Der CDU-Vorsitzende Merz kritisierte den Kanzler für dessen Wirtschaftsbilanz. „Sie hinterlassen das Land in einer der größten Wirtschaftskrisen in der Nachkriegsgeschichte“, sagte er. Bei all den Versprechungen, die Scholz nun mache, frage er sich, warum die SPD dies in der Vergangenheit nicht schon längst umgesetzt habe, schließlich seien die Sozialdemokraten in den vergangenen 26 Jahren 22 Jahre in einer Regierung beteiligt gewesen. Scholz sei in dieser Zeit „Generalsekretär der SPD, Arbeitsminister der SPD, Finanzminister der SPD, Bundeskanzler der SPD“ gewesen. „Waren Sie auf einem anderen Stern unterwegs?“
Merz kritisierte die Ausgabenwünsche der SPD, das sei „Schuldenmachen auf Kosten der jungen Generation“. Die Mehrwertsteuersenkung bezeichnete Merz als nicht zielgenau, würde sie doch viel Geld kosten, aber auch jenen nützen, die es gar nicht nötig hätten. Diesen Punkt merkte in der Debatte auch der FDP-Vorsitzende Lindner an, der sich ebenfalls gegen eine Reform der Schuldenbremse aussprach und vor einer „Gefälligkeitspolitik auf Pump“ warnte.

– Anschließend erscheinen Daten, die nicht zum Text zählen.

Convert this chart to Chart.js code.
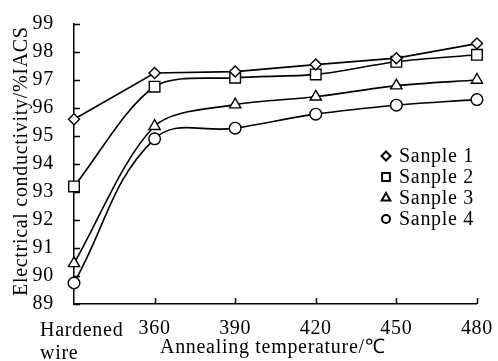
<!DOCTYPE html>
<html>
<head>
<meta charset="utf-8">
<script src="https://cdn.jsdelivr.net/npm/chart.js@4"></script>
<style>
  html, body { margin: 0; padding: 0; background: #fff; }
  #wrap { width: 498px; height: 361px; }
</style>
</head>
<body>
<div id="wrap"><canvas id="condChart"></canvas></div>
<script>
const categories = ['Hardened wire', '360', '390', '420', '450', '480'];
const sample1 = [95.6, 97.25, 97.3, 97.55, 97.78, 98.3];
const sample2 = [93.2, 96.76, 97.08, 97.2, 97.65, 97.9];
const sample3 = [90.45, 95.35, 96.12, 96.4, 96.8, 97.0];
const sample4 = [89.75, 94.9, 95.28, 95.78, 96.1, 96.3];
const seriesNames = ['Sanple 1', 'Sanple 2', 'Sanple 3', 'Sanple 4'];
const markers = ['rectRot', 'rect', 'triangle', 'circle'];
const curviness = [0, 0.3, 0.3, 0.4];
const yTitle = 'Electrical conductivity/%IACS';
const xTitle = 'Annealing temperature/\u2103';

const FONT = "'Liberation Serif', 'Times New Roman', serif";
const SPACING = '0.7px';
// marker radius per style, on the plot and in the legend
const plotSize = { rectRot: 5.5, rect: 7.5, triangle: 6.5, circle: 5.8 };
const keySize = { rectRot: 4.5, rect: 5.5, triangle: 5, circle: 4 };
Chart.defaults.font.family = FONT;
Chart.defaults.font.size = 20;
Chart.defaults.color = '#000';

function makeSet(i, data) {
    return {
        label: seriesNames[i],
        data: data,
        borderColor: '#000',
        borderWidth: 1.6,
        tension: curviness[i],
        pointStyle: markers[i],
        pointRadius: plotSize[markers[i]],
        pointBorderWidth: 1.4,
        pointBackgroundColor: '#fff',
        pointBorderColor: '#000'
    };
}

// letter spacing like the printed figure, plus inner ticks, titles and legend
const figureExtras = {
    id: 'figureExtras',
    beforeLayout(chart) { chart.ctx.letterSpacing = SPACING; },
    beforeDraw(chart) { chart.ctx.letterSpacing = SPACING; },
    afterDraw(chart) {
        const ctx = chart.ctx;
        const xs = chart.scales.x, ys = chart.scales.y;
        ctx.save();
        ctx.strokeStyle = '#000';
        ctx.lineWidth = 1.5;
        ctx.beginPath();
        ys.ticks.forEach((t, i) => {
            const py = Math.round(ys.getPixelForTick(i)) + 0.5;
            ctx.moveTo(xs.left, py);
            ctx.lineTo(xs.left + 6, py);
        });
        xs.ticks.forEach((t, i) => {
            if (i === 0) return;
            const px = Math.round(xs.getPixelForTick(i)) + 0.5;
            ctx.moveTo(px, ys.bottom);
            ctx.lineTo(px, ys.bottom - 6);
        });
        ctx.stroke();

        ctx.fillStyle = '#000';
        ctx.font = '20px ' + FONT;
        ctx.letterSpacing = SPACING;
        ctx.textBaseline = 'alphabetic';
        ctx.textAlign = 'left';
        // first category label, left aligned on two lines
        ctx.fillText('Hardened', 40, 336);
        ctx.fillText('wire', 40, 359);
        // x title
        ctx.fillText(xTitle, 160, 353);
        // y title
        ctx.save();
        ctx.translate(27, 296);
        ctx.rotate(-Math.PI / 2);
        ctx.fillText(yTitle, 0, 0);
        ctx.restore();

        // legend
        const lx = 386, ly = 156, step = 21;
        chart.data.datasets.forEach((ds, i) => {
            const y = ly + i * step;
            ctx.fillStyle = '#fff';
            ctx.strokeStyle = '#000';
            ctx.lineWidth = 2;
            Chart.helpers.drawPoint(ctx, {
                pointStyle: ds.pointStyle,
                radius: keySize[ds.pointStyle],
                borderWidth: 2
            }, lx, y);
            ctx.fillStyle = '#000';
            ctx.textBaseline = 'middle';
            ctx.fillText(ds.label, 399, y + 1);
        });
        ctx.restore();
    }
};

new Chart(document.getElementById('condChart'), {
    type: 'line',
    data: {
        labels: categories,
        datasets: [
            makeSet(0, sample1),
            makeSet(1, sample2),
            makeSet(2, sample3),
            makeSet(3, sample4)
        ]
    },
    options: {
        responsive: true,
        maintainAspectRatio: false,
        animation: false,
        layout: { padding: { top: 15, right: 16, left: 0, bottom: 0 } },
        plugins: {
            legend: { display: false },
            tooltip: { enabled: false }
        },
        scales: {
            x: {
                offset: false,
                grid: { display: false, offset: false },
                border: { color: '#000', width: 1.5 },
                afterFit: s => { s.height = 57; },
                ticks: {
                    padding: 5,
                    maxRotation: 0,
                    autoSkip: false,
                    callback: (v, i) => i === 0 ? '' : categories[i]
                }
            },
            y: {
                min: 89,
                max: 99,
                grid: { display: false },
                border: { color: '#000', width: 1.5 },
                afterFit: s => { s.width = 74; },
                ticks: { stepSize: 1, padding: 12 }
            }
        }
    },
    plugins: [figureExtras]
});
</script>
</body>
</html>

Bundeswirtschaftsminister Robert Habeck von den Grünen machte die Union für die „tiefe Strukturkrise“ der deutschen Wirtschaft verantwortlich. So habe es schon seit dem Jahr 2018 kein nennenswertes Wachstum mehr gegeben. Mit Blick auf die gescheiterte Koalition aus SPD, Grünen und FDP sagte Habeck: „Wir waren alle drei genervt voneinander.“ Die Ampelkoalition habe „zu Recht einen schlechten Ruf“ gehabt. Es werde jedoch auch in Zukunft nicht leichter, Kompromisse zu finden, wenn Parteien zusammen regieren müssten, die unterschiedlichen ideologischen Richtungen angehörten.
Habeck verwies auf die gescheiterte Regierung in Frankreich, die schwierige Regierungsbildung in Österreich und Unstimmigkeiten in der niederländischen Regierung – Deutschland brauche eine handlungsfähige Regierung. „Die Welt dreht sich weiter, und sie dreht sich häufig gegen Deutschland“, sagte Habeck.